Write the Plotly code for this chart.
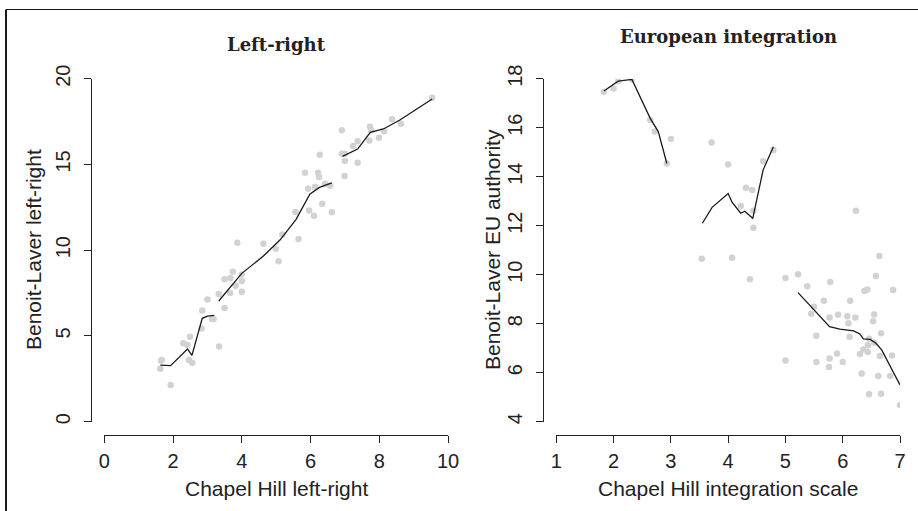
import plotly.graph_objects as go

W, H = 918, 511

# ---------------- data ----------------
lr_x = [1.63, 1.67, 1.65, 1.93, 2.30, 2.42, 2.49, 2.46, 2.56, 2.83, 2.85, 3.00, 3.13, 3.18, 3.34, 3.33,
        3.50, 3.50, 3.67, 3.66, 3.74, 3.82, 3.87, 4.00, 4.00, 4.00, 4.63, 4.99, 5.07, 5.18, 5.56, 5.65,
        5.84, 5.93, 5.96, 6.10, 6.13, 6.22, 6.25, 6.27, 6.34, 6.42, 6.57, 6.62, 6.91, 6.91, 7.00, 7.00,
        6.99, 7.24, 7.37, 7.37, 7.73, 7.76, 7.71, 7.99, 8.14, 8.37, 8.63, 9.54]
lr_y = [3.09, 3.60, 3.55, 2.14, 4.57, 4.47, 4.96, 3.60, 3.44, 5.44, 6.49, 7.13, 5.99, 5.99, 4.39, 7.44,
        6.63, 8.30, 8.38, 7.50, 8.75, 7.93, 10.44, 8.59, 8.20, 7.58, 10.38, 10.09, 9.35, 10.92, 12.23, 10.65,
        14.52, 13.59, 12.32, 12.01, 13.70, 14.52, 14.27, 15.57, 12.71, 13.88, 13.76, 12.21, 17.00, 15.63, 15.63, 15.20,
        14.32, 16.07, 16.35, 15.10, 17.20, 17.00, 16.40, 16.56, 16.93, 17.63, 17.38, 18.89]

lr_fit1_x = [1.63, 1.93, 2.42, 2.55, 2.85, 3.00, 3.20]
lr_fit1_y = [3.30, 3.27, 4.24, 3.87, 6.03, 6.16, 6.20]
lr_fit2_x = [3.33, 4.00, 4.63, 5.11, 5.58, 5.79, 5.98, 6.26, 6.62]
lr_fit2_y = [7.04, 8.65, 9.66, 10.59, 11.80, 12.54, 13.27, 13.66, 13.92]
lr_fit3_x = [6.93, 7.37, 7.74, 8.12, 8.60, 9.54]
lr_fit3_y = [15.47, 15.90, 16.87, 17.07, 17.59, 18.82]

eu_x = [1.83, 2.00, 2.08, 2.32, 2.64, 2.72, 3.00, 2.93, 3.71, 4.00, 4.31, 4.42, 4.22, 4.44, 4.44, 4.61,
        4.79, 3.54, 4.07, 4.38, 5.00, 5.22, 5.38, 5.50, 5.45, 5.54, 5.54, 5.00, 5.67, 5.77, 5.78, 5.77,
        5.76, 5.90, 5.92, 6.00, 6.08, 6.10, 6.12, 6.13, 6.22, 6.23, 6.30, 6.33, 6.36, 6.38, 6.43, 6.44,
        6.44, 6.46, 6.46, 6.53, 6.55, 6.55, 6.58, 6.62, 6.65, 6.64, 6.67, 6.67, 6.83, 6.86, 6.88, 7.00]
eu_y = [17.47, 17.60, 17.90, 17.97, 16.31, 15.84, 15.54, 14.54, 15.40, 14.50, 13.55, 13.46, 12.80, 12.61, 11.92, 14.63,
        15.09, 10.65, 10.69, 9.81, 9.87, 10.02, 9.53, 8.69, 8.41, 7.51, 6.44, 6.50, 8.94, 8.25, 9.70, 6.58,
        6.23, 6.78, 8.37, 6.44, 8.30, 8.02, 7.47, 8.94, 8.25, 12.61, 6.76, 5.97, 6.95, 9.33, 9.40, 7.12,
        6.84, 5.12, 7.39, 8.10, 8.38, 7.22, 9.95, 5.87, 6.68, 10.76, 7.61, 5.14, 5.87, 6.70, 9.38, 4.68]

eu_fit1_x = [1.83, 2.08, 2.32, 2.64, 2.78, 2.93]
eu_fit1_y = [17.50, 17.90, 17.97, 16.38, 15.84, 14.54]
eu_fit2_x = [3.55, 3.72, 4.00, 4.07, 4.22, 4.29, 4.43, 4.61, 4.79]
eu_fit2_y = [12.10, 12.75, 13.31, 12.95, 12.51, 12.59, 12.30, 14.27, 15.22]
eu_fit3_x = [5.22, 5.55, 5.77, 5.95, 6.19, 6.30, 6.36, 6.48, 6.58, 6.68, 7.00]
eu_fit3_y = [9.27, 8.42, 7.88, 7.78, 7.71, 7.58, 7.38, 7.36, 7.20, 6.93, 5.50]

lr_xticks = [0, 2, 4, 6, 8, 10]
lr_yticks = [0, 5, 10, 15, 20]
eu_xticks = [1, 2, 3, 4, 5, 6, 7]
eu_yticks = [4, 6, 8, 10, 12, 14, 16, 18]

titles = ["Left-right", "European integration"]
xlabels = ["Chapel Hill left-right", "Chapel Hill integration scale"]
ylabels = ["Benoit-Laver left-right", "Benoit-Laver EU authority"]


def join(*segs):
    out_x, out_y = [], []
    for sx, sy in segs:
        if out_x:
            out_x.append(None)
            out_y.append(None)
        out_x += sx
        out_y += sy
    return out_x, out_y


def px(x):
    return x / W


def py(y):
    return 1 - y / H


PT_COL = "#d2d2d2"
LINE_COL = "#1a1a1a"
AX_FONT = dict(family="Liberation Sans, Arial, sans-serif", size=20, color="#222")
TITLE_FONT = dict(family="DejaVu Serif, serif", size=18, color="#222")

fig = go.Figure()

fig.add_trace(go.Scatter(x=lr_x, y=lr_y, mode="markers", xaxis="x", yaxis="y",
                         marker=dict(size=6.5, color=PT_COL), showlegend=False))
fx, fy = join((lr_fit1_x, lr_fit1_y), (lr_fit2_x, lr_fit2_y), (lr_fit3_x, lr_fit3_y))
fig.add_trace(go.Scatter(x=fx, y=fy, mode="lines", xaxis="x", yaxis="y",
                         line=dict(color=LINE_COL, width=1.3), showlegend=False))

fig.add_trace(go.Scatter(x=eu_x, y=eu_y, mode="markers", xaxis="x2", yaxis="y2",
                         marker=dict(size=6.5, color=PT_COL), showlegend=False))
fx, fy = join((eu_fit1_x, eu_fit1_y), (eu_fit2_x, eu_fit2_y), (eu_fit3_x, eu_fit3_y))
fig.add_trace(go.Scatter(x=fx, y=fy, mode="lines", xaxis="x2", yaxis="y2",
                         line=dict(color=LINE_COL, width=1.3), showlegend=False))

common = dict(showgrid=False, zeroline=False, showline=True, linecolor="#222", linewidth=1.2,
              ticks="outside", ticklen=7, tickcolor="#222", tickwidth=1.2, tickfont=AX_FONT,
              tickmode="array", anchor="free", automargin=False)

ydom = [py(421.7), py(78.7)]
fig.update_layout(
    width=W, height=H, margin=dict(l=0, r=0, t=0, b=0, autoexpand=False),
    paper_bgcolor="white", plot_bgcolor="white",
    xaxis=dict(domain=[px(104.3), px(448)], range=[0, 10], tickvals=lr_xticks,
               position=py(435), ticklabelstandoff=1, **common),
    yaxis=dict(domain=ydom, range=[0, 20], tickvals=lr_yticks, tickangle=-90,
               position=px(90.7), ticklabelstandoff=6, **common),
    xaxis2=dict(domain=[px(556.3), px(900)], range=[1, 7], tickvals=eu_xticks,
                position=py(435), ticklabelstandoff=1, **common),
    yaxis2=dict(domain=ydom, range=[4, 18], tickvals=eu_yticks, tickangle=-90,
                position=px(543), ticklabelstandoff=6, **common),
)

ann = []
ann.append(dict(text="<b>" + titles[0] + "</b>", x=px(276), y=py(45), font=TITLE_FONT))
ann.append(dict(text="<b>" + titles[1] + "</b>", x=px(728), y=py(37), font=TITLE_FONT))
ann.append(dict(text=xlabels[0], x=px(276), y=py(488), font=AX_FONT | dict(size=21)))
ann.append(dict(text=xlabels[1], x=px(728), y=py(488), font=AX_FONT | dict(size=21)))
ann.append(dict(text=ylabels[0], x=px(33), y=py(250), textangle=-90, font=AX_FONT | dict(size=21)))
ann.append(dict(text=ylabels[1], x=px(492), y=py(250), textangle=-90, font=AX_FONT | dict(size=21)))
for a in ann:
    a.update(xref="paper", yref="paper", showarrow=False, xanchor="center", yanchor="middle")
fig.update_layout(annotations=ann)

# outer frame (partially cropped in the reference)
fig.add_shape(type="line", xref="paper", yref="paper", x0=px(6), x1=px(6), y0=0, y1=py(9.5),
              line=dict(color="#1a1a1a", width=2))
fig.add_shape(type="line", xref="paper", yref="paper", x0=px(6), x1=1, y0=py(9.5), y1=py(9.5),
              line=dict(color="#1a1a1a", width=1.2))

fig.write_html("out.html")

▶ **Written problem**: Without any pictures, reproduce the lines from the first one in the material through the line that has "lr_fit3_y = [15.47, 15.90, 16.87, 17.07, 17.59, 18.82]", exactly as they appear.

▶ **Written solution**:
Write the Plotly code for this chart.
import plotly.graph_objects as go

W, H = 918, 511

# ---------------- data ----------------
lr_x = [1.63, 1.67, 1.65, 1.93, 2.30, 2.42, 2.49, 2.46, 2.56, 2.83, 2.85, 3.00, 3.13, 3.18, 3.34, 3.33,
        3.50, 3.50, 3.67, 3.66, 3.74, 3.82, 3.87, 4.00, 4.00, 4.00, 4.63, 4.99, 5.07, 5.18, 5.56, 5.65,
        5.84, 5.93, 5.96, 6.10, 6.13, 6.22, 6.25, 6.27, 6.34, 6.42, 6.57, 6.62, 6.91, 6.91, 7.00, 7.00,
        6.99, 7.24, 7.37, 7.37, 7.73, 7.76, 7.71, 7.99, 8.14, 8.37, 8.63, 9.54]
lr_y = [3.09, 3.60, 3.55, 2.14, 4.57, 4.47, 4.96, 3.60, 3.44, 5.44, 6.49, 7.13, 5.99, 5.99, 4.39, 7.44,
        6.63, 8.30, 8.38, 7.50, 8.75, 7.93, 10.44, 8.59, 8.20, 7.58, 10.38, 10.09, 9.35, 10.92, 12.23, 10.65,
        14.52, 13.59, 12.32, 12.01, 13.70, 14.52, 14.27, 15.57, 12.71, 13.88, 13.76, 12.21, 17.00, 15.63, 15.63, 15.20,
        14.32, 16.07, 16.35, 15.10, 17.20, 17.00, 16.40, 16.56, 16.93, 17.63, 17.38, 18.89]

lr_fit1_x = [1.63, 1.93, 2.42, 2.55, 2.85, 3.00, 3.20]
lr_fit1_y = [3.30, 3.27, 4.24, 3.87, 6.03, 6.16, 6.20]
lr_fit2_x = [3.33, 4.00, 4.63, 5.11, 5.58, 5.79, 5.98, 6.26, 6.62]
lr_fit2_y = [7.04, 8.65, 9.66, 10.59, 11.80, 12.54, 13.27, 13.66, 13.92]
lr_fit3_x = [6.93, 7.37, 7.74, 8.12, 8.60, 9.54]
lr_fit3_y = [15.47, 15.90, 16.87, 17.07, 17.59, 18.82]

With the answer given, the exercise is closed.